Fortunately, I am unlikely ever to reach that age because I recently decided I want to run a marathon. Call it a mid-life crisis if you must, but I was watching runners of all shapes and sizes completing the last kilometres of the Amsterdam Marathon, when the urge suddenly hit me. Perhaps it was my last drop of adrenaline speaking, like a dying demon placing a curse upon my aging mind: “Do it or die trying.”
At first I laughed it off, but the urge kept rearing its ugly, jogging, wheezing head at the most inopportune moments. To make matters worse, two close friends recently ran marathons. In fact, one of them – you know who you are, you gung-ho bastard – recently completed his second marathon. This has terrifying consequences for me. It means that an ordinary 42-kilometre-plus marathon is just not going to cut it anymore. The demon in me says I need to do something more extreme, longer, harder, more heroic. Deadlier, even.
Unused adrenaline clearly feeds on rational thought, because I recently found myself googling ultramarathons. I thought that by reading up on these gruelling races, which regularly kill younger and fitter men than I, common sense would prevail. But I was wrong. The demon grew ever stronger.

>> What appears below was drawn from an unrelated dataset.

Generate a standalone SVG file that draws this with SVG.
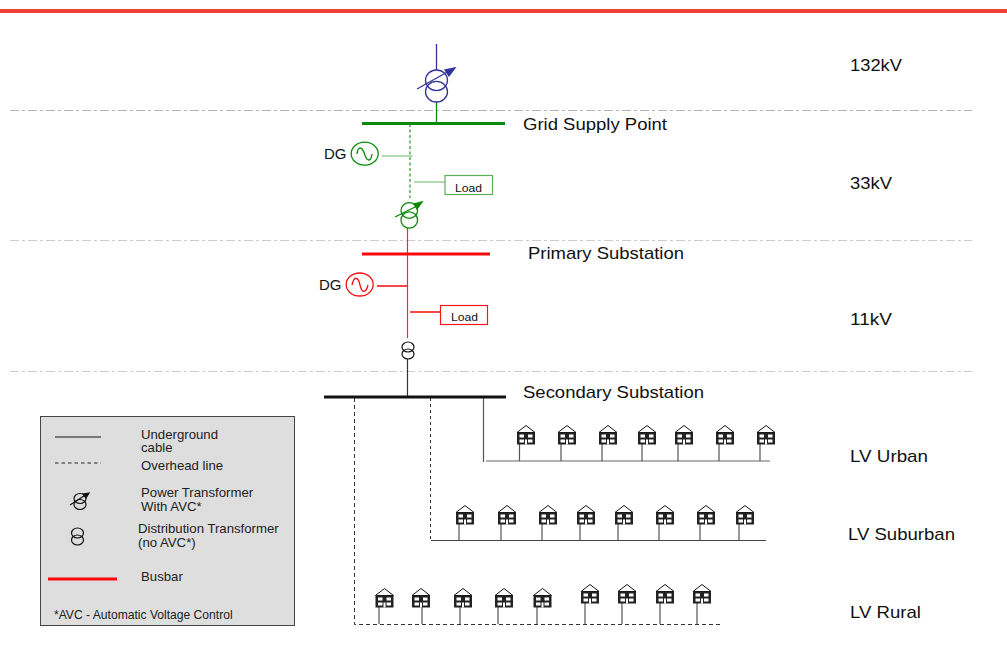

So strong, in fact, that I decided to discuss the matter with my wife. I can still hear her laughing, even though I locked her in a cupboard a couple of hours ago. On the bright side, this has given me time to come up with a plan, which is to run the most beautiful ultramarathon, in the most spectacular landscape that will distract my wife long enough for me to complete the run.
I’m hoping readers will help me decide which superultramegamarathon is most beautiful. There’s the 90-kilometre Comrades Marathon in South Africa, of course, which kept me glued to the television in my youth. But there are also epic desert races like the Marathon des Sables in Morocco (a six-day race covering 250 kilometres), the Sahara Race in Egypt, and the Gobi March in China.
But I’m not very fond of heat, so I may try something cooler, like the Antarctic Ice Marathon, which is only 100 kilometres long, but apparently costs around $14,000 in entrance fees and travel expenses.
So, if you think your country has the most beautiful ultramarathon, please let me know. Meanwhile, I’ll be designing a set of mobile goalposts with a ball dispenser that will be towed ahead of me during the run to ensure a steady flow of adrenaline.